The evening is smoothly helmed by director Beverly Blanchette, the former dean of theater at the Dreyfoos School of the Arts in West Palm Beach. Evan Ferrar works double-duty as musical director and the entire band. The show isn’t perfect; neither is the somewhat scruffy production. Notes get dropped; the singers occasionally run roughshod over the intricate musical meters. But the effort is so peppy and lovable that you can forgive it almost anything.
Hap Erstein reviewed for Palm Beach ArtsPaper: Showtime, it is populated with four talented young performers who ingratiate themselves to the audience, getting us to root for their success and the success of the characters they play.

Noah Levine (Jeff) and Clay Cartland (Hunter) play off each other well, finishing each other’s sentences and convincing us that they are best friends. Both negotiate Bowen’s offbeat rhythms and lyrics with seeming ease and are genuinely funny guys. Sara Greenberg and Kristina Johnson play their pals, offering feedback on the show as it takes shape and filling out the cast of the show-within-the-show in support (as the number Secondary Characters attests).

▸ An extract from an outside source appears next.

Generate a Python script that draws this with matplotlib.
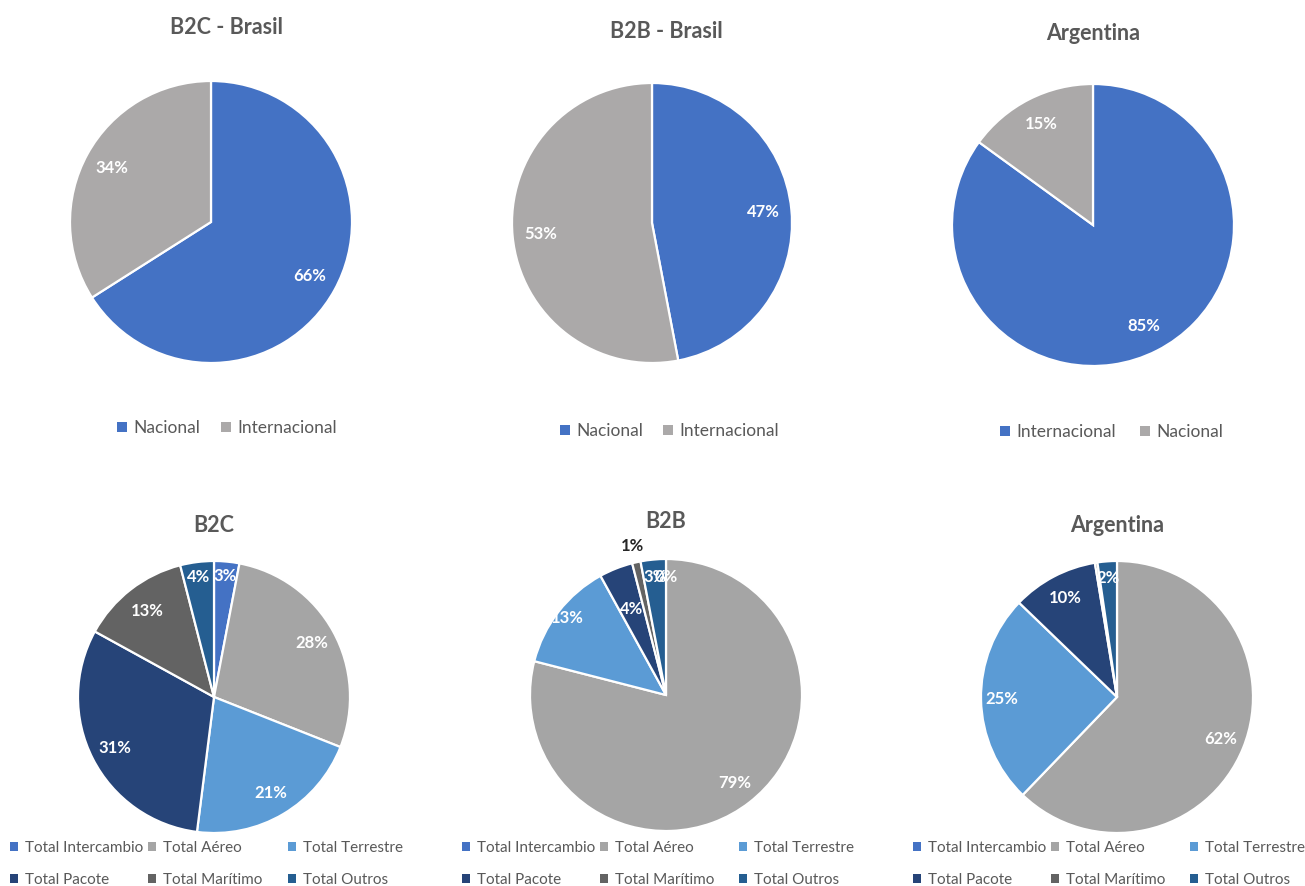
import matplotlib
matplotlib.use("Agg")
import matplotlib.pyplot as plt
import numpy as np
from matplotlib.patches import Patch

plt.rcParams["font.family"] = ["Lato", "DejaVu Sans"]

W, H = 1305, 886

# ---------------------------------------------------------------------------
# Data
# ---------------------------------------------------------------------------

TOP_TITLES = ["B2C - Brasil", "B2B - Brasil", "Argentina"]
TOP_LABELS = [
    ["Nacional", "Internacional"],
    ["Nacional", "Internacional"],
    ["Internacional", "Nacional"],
]
TOP_VALUES = [
    [66, 34],
    [47, 53],
    [85, 15],
]

BOTTOM_TITLES = ["B2C", "B2B", "Argentina"]
BOTTOM_LABELS = ["Total Intercambio", "Total Aéreo", "Total Terrestre",
                 "Total Pacote", "Total Marítimo", "Total Outros"]
B2C_VALUES = [3, 28, 21, 31, 13, 4]
B2B_VALUES = [0, 79, 13, 4, 1, 3]
ARG_VALUES = [0, 62.2, 25.0, 10.2, 0.3, 2.3]
# which slice percentages are written on the chart
B2C_SHOW = [True, True, True, True, True, True]
B2B_SHOW = [True, True, True, True, True, True]
ARG_SHOW = [False, True, True, True, False, True]

# ---------------------------------------------------------------------------
# Style
# ---------------------------------------------------------------------------

BLUE = "#4472C4"
GRAY = "#ABA9A9"
BOTTOM_COLORS = ["#4472C4", "#A5A5A5", "#5B9BD5", "#264478", "#636363", "#255E91"]
TEXT = "#595959"

TOP_CENTERS = [(211, 222, 141), (652, 223, 140), (1093, 225, 141)]
BOTTOM_CENTERS = [(214, 697, 136), (666, 695, 136), (1117, 697, 136)]

TOP_TITLE_POS = [(226, 28), (666, 31), (1093, 33)]
BOTTOM_TITLE_POS = [(214, 526), (666, 522), (1117, 526)]

TOP_LEGEND_POS = [
    [(117, 428), (221, 428)],
    [(560, 431), (663, 431)],
    [(1000, 432), (1140, 432)],
]
BOTTOM_LEGEND_X = [(10, 148, 288), (462, 600, 739), (913, 1051, 1190)]
BOTTOM_LEGEND_Y = (848, 880)

# label distance (fraction of radius) per slice
TOP_DIST = [[0.8, 0.8], [0.8, 0.8], [0.8, 0.8]]
BOTTOM_DIST = [
    [0.89, 0.82, 0.82, 0.82, 0.8, 0.89],
    [0.87, 0.82, 0.92, 0.68, 1.12, 0.87],
    [0.88, 0.82, 0.85, 0.82, 0.88, 0.88],
]


def px_axes(fig, cx, cy, r):
    ax = fig.add_axes([(cx - r) / W, 1 - (cy + r) / H, 2 * r / W, 2 * r / H])
    return ax


def draw_pie(ax, values, colors, dists, show):
    wedges, _ = ax.pie(
        values, colors=colors, startangle=90, counterclock=False, radius=1,
        wedgeprops=dict(edgecolor="white", linewidth=1.6),
    )
    ax.set_xlim(-1, 1)
    ax.set_ylim(-1, 1)
    ax.set_aspect("equal")
    ax.axis("off")
    total = float(sum(values))
    cum = 0.0
    for i, v in enumerate(values):
        mid = (cum + v / 2) / total * 2 * np.pi
        cum += v
        if not show[i]:
            continue
        d = dists[i]
        x, y = d * np.sin(mid), d * np.cos(mid)
        color = "#262626" if d > 1 else "white"
        ax.text(x, y, f"{v:.0f}%", ha="center", va="center",
                fontsize=12, fontweight="bold", color=color, clip_on=False)
    return wedges


def legend_entry(fig, color, label, x, y, fontsize):
    fig.legend(
        [Patch(facecolor=color, edgecolor="none")], [label],
        loc="center left", bbox_to_anchor=(x / W, 1 - y / H),
        frameon=False, handlelength=0.55, handleheight=0.55,
        handletextpad=0.4, borderpad=0, borderaxespad=0,
        fontsize=fontsize, labelcolor=TEXT,
    )


fig = plt.figure(figsize=(W / 100, H / 100), dpi=100)
fig.patch.set_facecolor("white")

for k in range(3):
    cx, cy, r = TOP_CENTERS[k]
    ax = px_axes(fig, cx, cy, r)
    draw_pie(ax, TOP_VALUES[k], [BLUE, GRAY], TOP_DIST[k], [True, True])
    tx, ty = TOP_TITLE_POS[k]
    fig.text(tx / W, 1 - ty / H, TOP_TITLES[k], ha="center", va="center",
             fontsize=15.5, fontweight="bold", color=TEXT)
    for (lx, ly), lab, col in zip(TOP_LEGEND_POS[k], TOP_LABELS[k], [BLUE, GRAY]):
        legend_entry(fig, col, lab, lx, ly, 12.5)

bottom_values = [B2C_VALUES, B2B_VALUES, ARG_VALUES]
bottom_show = [B2C_SHOW, B2B_SHOW, ARG_SHOW]
for k in range(3):
    cx, cy, r = BOTTOM_CENTERS[k]
    ax = px_axes(fig, cx, cy, r)
    draw_pie(ax, bottom_values[k], BOTTOM_COLORS, BOTTOM_DIST[k], bottom_show[k])
    tx, ty = BOTTOM_TITLE_POS[k]
    fig.text(tx / W, 1 - ty / H, BOTTOM_TITLES[k], ha="center", va="center",
             fontsize=15.5, fontweight="bold", color=TEXT)
    for i, (lab, col) in enumerate(zip(BOTTOM_LABELS, BOTTOM_COLORS)):
        lx = BOTTOM_LEGEND_X[k][i % 3]
        ly = BOTTOM_LEGEND_Y[i // 3]
        legend_entry(fig, col, lab, lx, ly, 11)

fig.savefig("out.png", dpi=100, facecolor="white")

Beverly Blanchette, recently retired dean of theater at the Dreyfoos School of the Arts, stages the show simply, but with knowing attention to details. Showtime is chiefly geared to training and showcasing youngsters, but if it can find unconventional material like this that can fit in its intimate space without many production requirements, the company could become a regular part of the area’s professional theater community.
 The Showtime Performing Arts Center production of [title of show] closes December 16, 2012.